Twenty Indian soldiers and four Chinese troops were killed in hand-to-hand combat in 2020, prompting both countries to fortify positions and deploy extra troops and equipment along the border.

(Reporting by Sakshi Dayal; Additional reporting by Bernard Orr in Beijing; Editing by YP Rajesh and Michael Perry)

As the brilliant Indian Foreign Minister Subrahmanyam Jaishankar quipped, "If I change the name of your house, does it become my house?"

 

Selected readings

[Thanks to AntC]



6 Comments

  1. J.W. Brewer said,

    April 2, 2024 @ 10:47 am

    There's a different disputed area further west and north which is formally claimed by India but has been de facto controlled for many decades by the PRC. https://en.wikipedia.org/wiki/Aksai_Chin I don't know whether the Indians have maps of that area with their own preferred rival toponyms, but I wouldn't find it particularly surprising if they do.

  2. David Marjanović said,

    April 3, 2024 @ 9:37 am

    How does the grammar work – does Zángnán mean "south of Tibet"?

  3. Jonathan Smith said,

    April 3, 2024 @ 11:36 am

    @David Marjanović

    In terms of syntax, ambiguous in this and parallel cases between '[region located] DIRECTION of REFERENCE NOUN' and 'DIRECTION-ly [subregion of] REFERENCE NOUN', with resolution from nature of REFERENCE NOUN, or broader context, or pragmatics/convention.

    many modern PRC province names take this 'telescoped postpositional phrase' form where only the former interpretation is reasonable (Hebei 河北 'north of the (Yellow) River', etc.)…

    famously Yuenan 越南 (Mandarin for 'Vietnam') is considered to be a reversal of and thus equivalent to earlier Nan Yue 南越 'Southern Yue', but the interpretation 'south of Yue' is totally cromulent…

    Even more explicit postpositional phrases of this kind can be ambiguous, e.g., an online look confirms that 'Meiguo de nanbian' 美国的南边 is generally used to mean 'south of the United States' but can also mean 'the American south'.

    so in the case of Zàngnán 藏南, 'south of Tibet' is a totally legit interpretation… but facts as the PRC have them of course have it meaning 'South(ern) Tibet'.

  4. AntC said,

    April 3, 2024 @ 7:10 pm

    Thanks @Johnathan, so the same ambiguity arises with (Eng) 'South China Sea', (Putonghua) 南海; Nánhǎi [see wikip for long and varied etymologies]

    Sea to the South of China vs China's South(ern) Sea.

    Thanks to PRC's aggression, we now have other states bordering that body of water making the same grab: West Philippine Sea, Vietnam East Sea, North Natuna Sea (Natuna islands within Indonesia), …

  5. Jonathan Smith said,

    April 3, 2024 @ 7:45 pm

    @AntC

    well Nanhai 南海 is unambiguously attribute + noun 'South Sea' or 'Southern Sea'… inherent point of view being yes China.

    Re: "South *China* Sea", AFAIK this is a European thing… i.e., it's the West's fault that this designation can now be presented in Chinese as "Nan Zhongguo hai" 南中国海" and regarded as the 'international standard'…

  6. J.W. Brewer said,

    April 4, 2024 @ 10:43 am

    Of course, "Arunachal Pradesh" is just as much of an imperialist exonym as "Zangnan." The traditional local folks in the area in dispute speak various Tibeto-Burman languages and the only Indic speakers are recent colonial settlers taking advantage of the New Delhi regime's rule of the area.
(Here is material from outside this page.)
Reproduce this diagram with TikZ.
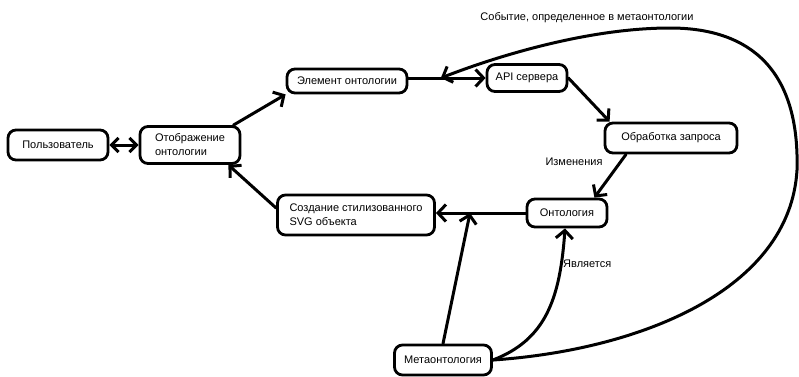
\documentclass[tikz,border=0pt]{standalone}
\usepackage{fontspec}
\setmainfont{Liberation Sans}
\usetikzlibrary{arrows.meta,calc}
\begin{document}
\begin{tikzpicture}[x=1pt,y=-1pt,
  font=\fontsize{11pt}{14pt}\selectfont,
  box/.style={draw, line width=2.8pt, rounded corners=8pt, inner sep=0pt,
    align=left, fill=white},
  conn/.style={line width=3pt, line cap=round,
    -{Straight Barb[length=8pt,width=17pt,line width=3pt]}},
  both/.style={line width=3pt,
    {Straight Barb[length=7pt,width=14pt,line width=3pt]}-{Straight Barb[length=7pt,width=14pt,line width=3pt]}},
  lbl/.style={inner sep=0pt}]
\useasboundingbox (0,0) rectangle (799,376);

% nodes
\node[box, minimum width=100pt, minimum height=30pt] (user) at (58,145) {Пользователь};
\node[box, minimum width=100pt, minimum height=37pt] (disp) at (190,145) {Отображение\\онтологии};
\node[box, minimum width=120pt, minimum height=24pt] (elem) at (347,81) {Элемент онтологии};
\node[box, minimum width=80pt, minimum height=27pt] (api) at (527,78) {API сервера};
\node[box, minimum width=132pt, minimum height=30pt] (proc) at (671,138) {Обработка запроса};
\node[box, minimum width=80pt, minimum height=28pt] (onto) at (567,213) {Онтология};
\node[box, minimum width=157pt, minimum height=40pt] (svg) at (356,215) {Создание стилизованного\\SVG объекта};
\node[box, minimum width=97pt, minimum height=30pt] (meta) at (443,360) {Метаонтология};

% labels
\node[lbl] (lchg) at (574,162) {Изменения};
\node[lbl, anchor=west] (lis) at (563,264) {Является};
\node[lbl] (levt) at (587,18) {Событие, определенное в метаонтологии};

% junction points on connectors
\coordinate (evt) at ($(elem.east |- api.west)!0.42!(api.west)$);
\coordinate (jn) at ($(onto.west)!0.62!(onto.west -| svg.east)$);

% connectors
\draw[both] (user.east) -- (disp.west);
\draw[conn] ([xshift=-8pt]disp.north east) -- (elem.south west);
\draw[conn] ([yshift=7pt]svg.west) -- ([xshift=-13pt]disp.south east);
\draw[conn] (elem.east |- api.west) -- (api.west);
\draw[conn] (api.east) -- ([xshift=6pt]proc.north west);
\draw[conn] ([xshift=-45pt]proc.south) -- ([xshift=-14pt]onto.north east);
\draw[conn] (onto.west) -- (onto.west -| svg.east);
\draw[conn] (meta.north) -- (jn);
\draw[conn] (meta.east) .. controls (545,340) and (560,300) .. ([xshift=-2pt]onto.south);
\draw[conn] (meta.east) .. controls (640,350) and (790,290) .. (797,170)
  .. controls (800,60) and (740,28) .. (670,28)
  .. controls (590,28) and (500,55) .. (evt);
\end{tikzpicture}
\end{document}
To the extent the area formally in dispute is too small to be self-governing, it would make sense on shared historical/linguistic/cultural/religious/etc. grounds for it to be part of Bhutan – the only reason it's now part of India is because the British were expanding their territory beyond culturally "Indian" areas for various practical realpolitik reasons, they negotiated a border based on realpolitik considerations with the authorities in then functionally-independent Lhasa (w/o formal ratification from the then-authorities in Peking), and independent India then inherited and enforced the British imperial claim. Now, it's certainly much better in any number of respects to be a colonial subject of the present regime in New Delhi than of the present regime in Beijing, but the status quo is not somehow "natural" as opposed to the outgrowth of historical contingency and power politics.

    The traditional Tibetan toponym for the region (which may also have included much of Bhutan and Sikkim) is apparently Monyul, but I don't know if that subjectively feels like an endonym rather than just another exonym to those who currently live there.